ボンベイとジャルガウンのほぼ中間のマンマード駅に到着し、お問合せ・予約窓口で、カルカッタまでの寝台券について尋ねた。そうすると係員は「2番ホームへ行け」と案内した。2番ホームへ行ったら、そこは切符集札所であった。乗車券、寝台券の事でどうして切符集札事務室を案内したのか、不審に思った。又、『インド国有鉄道の盥回しが始まったな』と思った。とりあえず尋ねたら、「出札窓口へ行け」と言われた。出札係は何の説明も無く、再び2番ホームの事務所を案内した。完全に盥回しであった。私はついに頭に来て、「2番ホーム事務所でこちらの窓口を案内され来たのだ。アッチだぁーコッチだぁーと案内するな。カルカッタまでの寝台券は何処で買えるのだ」と文句を言った。文句を言ってもインド人特有の守備範囲以外はノータッチの態度であった。インドの駅員は『旅行者の要求に応えてやろう。正確な、そして親切な案内に努めよう』と言う駅係員としての仕事・心構えが全く欠けていた。
 仕方なく、再び2番ホームへ行った。係員は又来た私を訝った。事情を説明した。彼は「23時に来れば助ける事が出来る」と言ってくれた。お役人様の駅員はカーストの上流階級なので英語が話せるのだ。偉いお役人様からやっとお言葉がいただけたのだ。どう助けてくれるのか分らないが、まだ時間も随分あるし、私は疲れているのでひとまず駅前の安ドミトリー(1.25ルピー)で休む事にした。汚い安いと言っても、これが都会以外のインド人が利用する普通の宿泊所料金であった。
 疲れていたけど、『グッスリ』と言う訳に行かなかった。今日も暑くて、気(け)だるさや気持が悪い様な感じがした。私がボンベイに到着したら、マハーラーシュトラ州は既に夏であった。
暑い所為もあり、宿泊所の近くにコカ・コーラを飲める店があったので今日、私は5回も行ってしまった。店の人はボトルで持って来たので、以前体験したコーラ・トラブル(2月23日)は起きなかった。糖分の取り過ぎの感じもあったが、食事をしていないのでカロリー補給分だ。5回も行くと最後の方は、お店の人達と顔馴染みになってしまった。

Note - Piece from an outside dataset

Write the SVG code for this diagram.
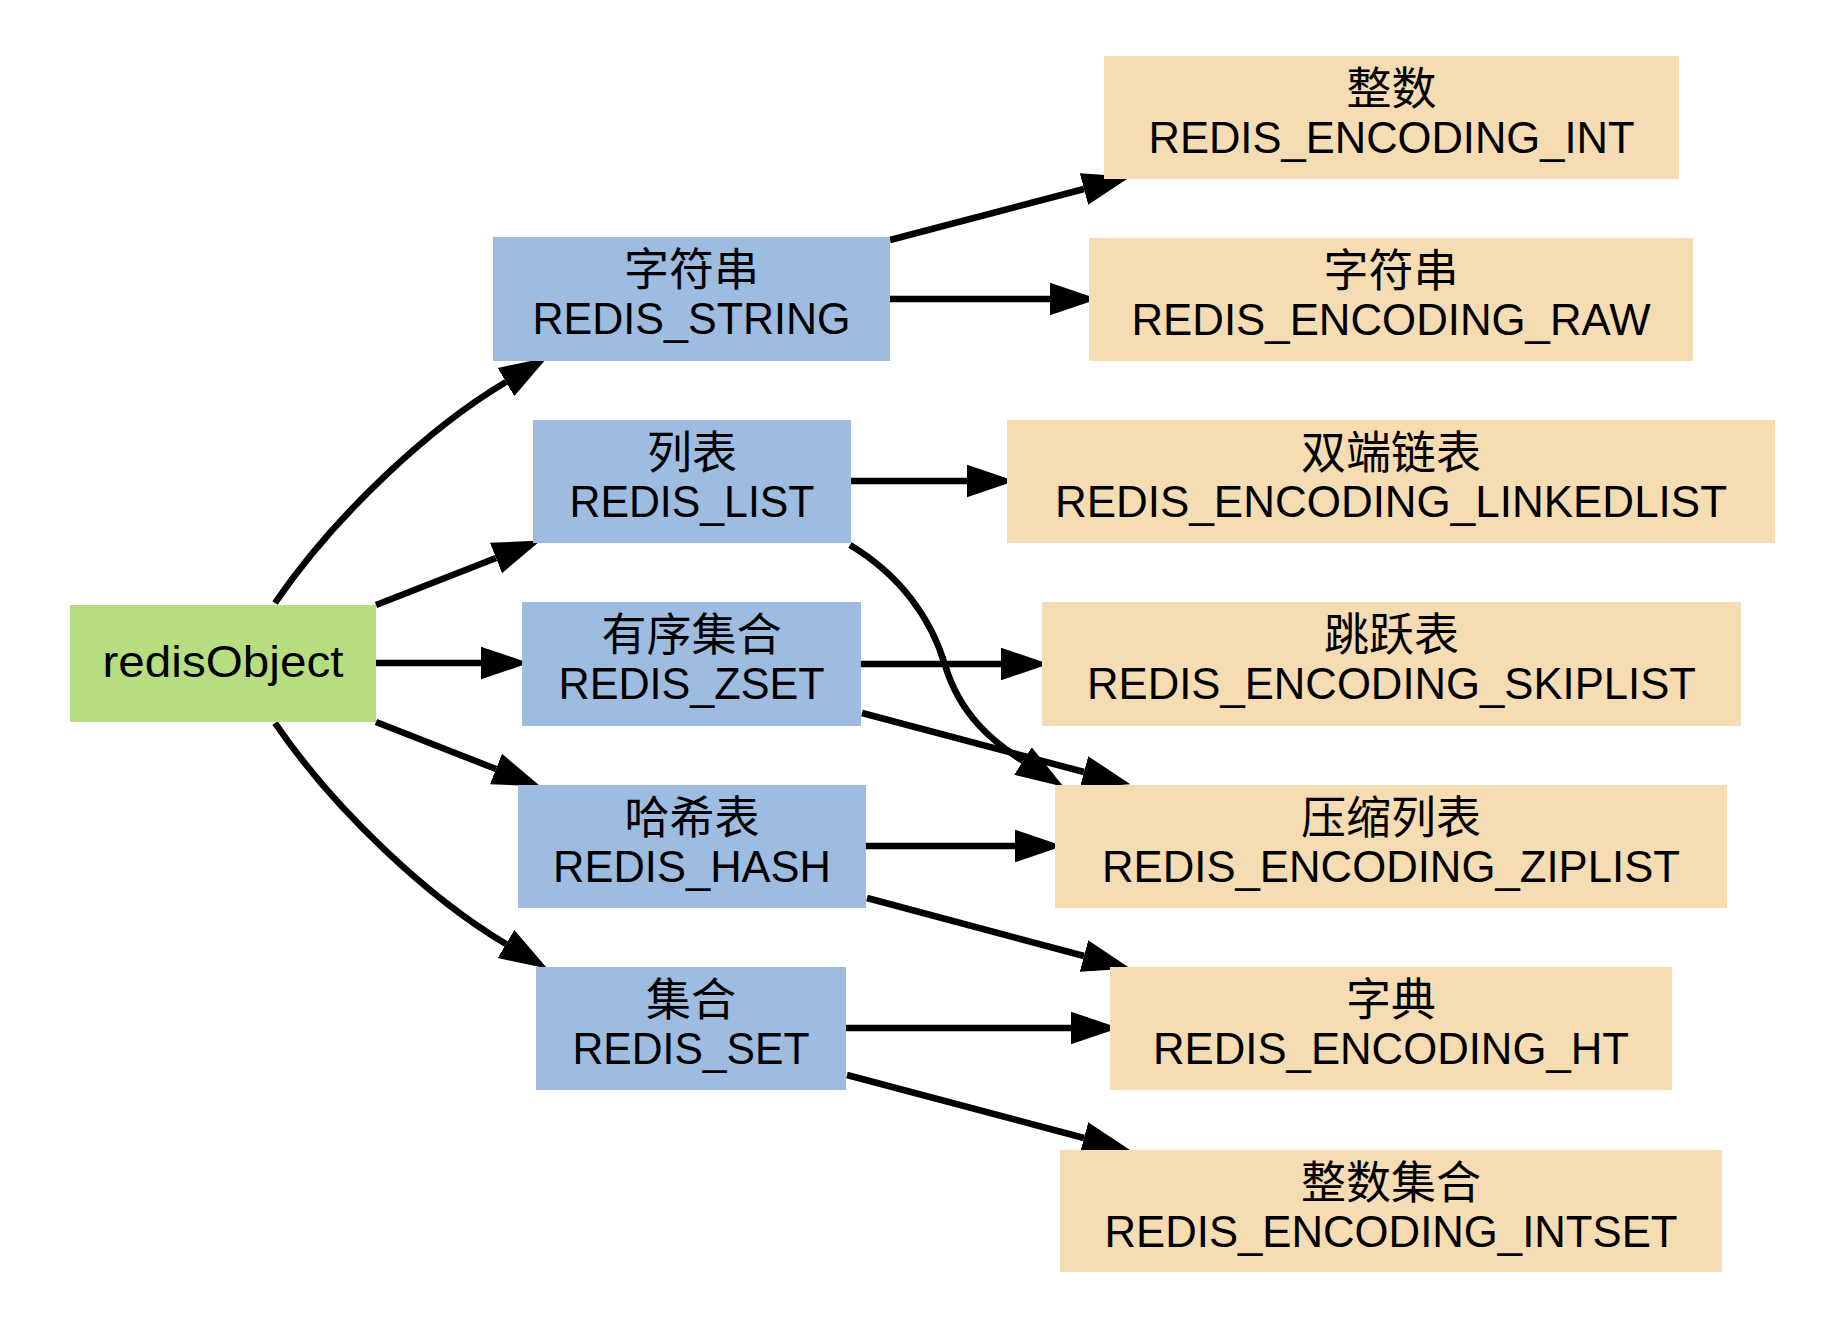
<svg xmlns="http://www.w3.org/2000/svg" width="1832" height="1320" viewBox="0 0 1832 1320">
<style>
.root{fill:#b6de81}
.type{fill:#9dbce0}
.enc{fill:#f5dcb3}
.zh{font-family:"Noto Sans CJK SC","Liberation Sans",sans-serif;font-size:45px;fill:#000;text-anchor:middle}
.en{font-family:"Liberation Sans","Noto Sans CJK SC",sans-serif;font-size:44px;fill:#000;text-anchor:middle}
.edge{fill:none;stroke:#000;stroke-width:6.5;marker-end:url(#arrow)}
</style>
<defs>
<marker id="arrow" markerUnits="userSpaceOnUse" markerWidth="48" markerHeight="34" refX="0" refY="16" orient="auto" viewBox="0 0 47 32">
<path d="M0,0 L47,16 L0,32 Z" fill="#000"/>
</marker>
</defs>
<rect width="1832" height="1320" fill="#fff"/>

<g id="connectors">
<path class="edge" d="M275,603 C335,515 430,427 506,382"/>
<path class="edge" d="M376,605 L496,558"/>
<path class="edge" d="M376,663 L481,663"/>
<path class="edge" d="M376,722 L496,769"/>
<path class="edge" d="M275,723 C335,811 430,899 506,944"/>
<path class="edge" d="M890,240 L1084,189"/>
<path class="edge" d="M890,299 L1050,299"/>
<path class="edge" d="M851,481 L967,481"/>
<path class="edge" d="M850,545 C900,575 931,618 945,665 C960,715 993,742 1023,761"/>
<path class="edge" d="M861,664 L1001,664"/>
<path class="edge" d="M862,713 L1084,772"/>
<path class="edge" d="M866,846 L1015,846"/>
<path class="edge" d="M867,898 L1084,956"/>
<path class="edge" d="M846,1028 L1071,1028"/>
<path class="edge" d="M847,1075 L1084,1138"/>
</g>

<g id="redisObject">
<rect class="root" x="70" y="605" width="306" height="117"/>
<text class="en" x="223" y="677" textLength="241" lengthAdjust="spacingAndGlyphs">redisObject</text>
</g>

<g id="REDIS_STRING">
<rect class="type" x="493" y="237" width="397" height="124"/>
<text class="zh" x="691.5" y="286">字符串</text>
<text class="en" x="691.5" y="334" textLength="318" lengthAdjust="spacingAndGlyphs">REDIS_STRING</text>
</g>

<g id="REDIS_LIST">
<rect class="type" x="533" y="420" width="318" height="123"/>
<text class="zh" x="692" y="469">列表</text>
<text class="en" x="692" y="517" textLength="245" lengthAdjust="spacingAndGlyphs">REDIS_LIST</text>
</g>

<g id="REDIS_ZSET">
<rect class="type" x="522" y="602" width="339" height="124"/>
<text class="zh" x="691.5" y="651">有序集合</text>
<text class="en" x="691.5" y="699" textLength="266" lengthAdjust="spacingAndGlyphs">REDIS_ZSET</text>
</g>

<g id="REDIS_HASH">
<rect class="type" x="518" y="785" width="348" height="123"/>
<text class="zh" x="692" y="834">哈希表</text>
<text class="en" x="692" y="882" textLength="278" lengthAdjust="spacingAndGlyphs">REDIS_HASH</text>
</g>

<g id="REDIS_SET">
<rect class="type" x="536" y="967" width="310" height="123"/>
<text class="zh" x="691" y="1016">集合</text>
<text class="en" x="691" y="1064" textLength="237" lengthAdjust="spacingAndGlyphs">REDIS_SET</text>
</g>

<g id="REDIS_ENCODING_INT">
<rect class="enc" x="1104" y="56" width="575" height="123"/>
<text class="zh" x="1391.5" y="105">整数</text>
<text class="en" x="1391.5" y="153" textLength="486" lengthAdjust="spacingAndGlyphs">REDIS_ENCODING_INT</text>
</g>

<g id="REDIS_ENCODING_RAW">
<rect class="enc" x="1089" y="238" width="604" height="123"/>
<text class="zh" x="1391" y="287">字符串</text>
<text class="en" x="1391" y="335" textLength="519" lengthAdjust="spacingAndGlyphs">REDIS_ENCODING_RAW</text>
</g>

<g id="REDIS_ENCODING_LINKEDLIST">
<rect class="enc" x="1007" y="420" width="768" height="123"/>
<text class="zh" x="1391" y="469">双端链表</text>
<text class="en" x="1391" y="517" textLength="672" lengthAdjust="spacingAndGlyphs">REDIS_ENCODING_LINKEDLIST</text>
</g>

<g id="REDIS_ENCODING_SKIPLIST">
<rect class="enc" x="1042" y="602" width="699" height="124"/>
<text class="zh" x="1391.5" y="651">跳跃表</text>
<text class="en" x="1391.5" y="699" textLength="609" lengthAdjust="spacingAndGlyphs">REDIS_ENCODING_SKIPLIST</text>
</g>

<g id="REDIS_ENCODING_ZIPLIST">
<rect class="enc" x="1055" y="785" width="672" height="123"/>
<text class="zh" x="1391" y="834">压缩列表</text>
<text class="en" x="1391" y="882" textLength="578" lengthAdjust="spacingAndGlyphs">REDIS_ENCODING_ZIPLIST</text>
</g>

<g id="REDIS_ENCODING_HT">
<rect class="enc" x="1110" y="967" width="562" height="123"/>
<text class="zh" x="1391" y="1016">字典</text>
<text class="en" x="1391" y="1064" textLength="476" lengthAdjust="spacingAndGlyphs">REDIS_ENCODING_HT</text>
</g>

<g id="REDIS_ENCODING_INTSET">
<rect class="enc" x="1060" y="1150" width="662" height="122"/>
<text class="zh" x="1391" y="1199">整数集合</text>
<text class="en" x="1391" y="1247" textLength="573" lengthAdjust="spacingAndGlyphs">REDIS_ENCODING_INTSET</text>
</g>
</svg>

 お店の前の通りには、牛があちらこちら屯して、家並みも貧弱であった。歩いていると色んな臭い(ウンコ、オシッコ、牛糞、カレー、ゴミ、汗臭い等々の混ざり合った臭い)が漂って来た。インドのそんな臭いも慣れて来ると、そんなに嫌でもなかった。それはむしろ懐かしい日本の田舎・農村の臭いの様な感じがした。
 日本人が珍しいのか、5回も出歩くとこの辺りで目立つ存在になってしまった。子供達までが、「ジャパニ(日本人)だ、ジャパニーだ。ホワッチュアーネーム?(バカの一つ覚えで、これしか知らない)」とうるさかった。 
 ドミトリーを去り、言われた通り23時にマンマード駅2番ホームの切符集札所へ行った。しかし私に言ってくれた係員は居なかった。他の係員では経緯が分らなかったので、私は事情を説明した。その係員が、「何とかするから、2番ホームで待て。」と言うので、私は2番ホームで待った。灯りも点かない真っ暗なプラットホームに、大勢の人が寝ていた。既に寝台車(寝台券)の事は如何でも良かった。
午前0時30分、カルカッタ行きの列車が入って来た。係員は「これだ。」と言わんばかりに、指差しで示した。車内の様子を見ると3等車は、ギュウギュウ詰であった。乗ろうとしたら、ドアは施錠されているのか、混んでいるので中から開かないよう押さえているのか、いずれにしろ押しても引いてもドアは開かなかった。そうこうしている内に乗客多数を残して、列車は発車して行った。こんな満員状態では、無理して乗りたくもなかった。次の列車まで待つ事にした。
 次の列車がいつ来るのか分らなかったが、30分したら来た。何処行きの列車か分らなかったし、係員から何の指図も無かったが、私は構わずその列車に乗った。座席は空いていて、2人分の座席を1人で使用する事が出来た。私はそこに『くの字』に身体を横にした。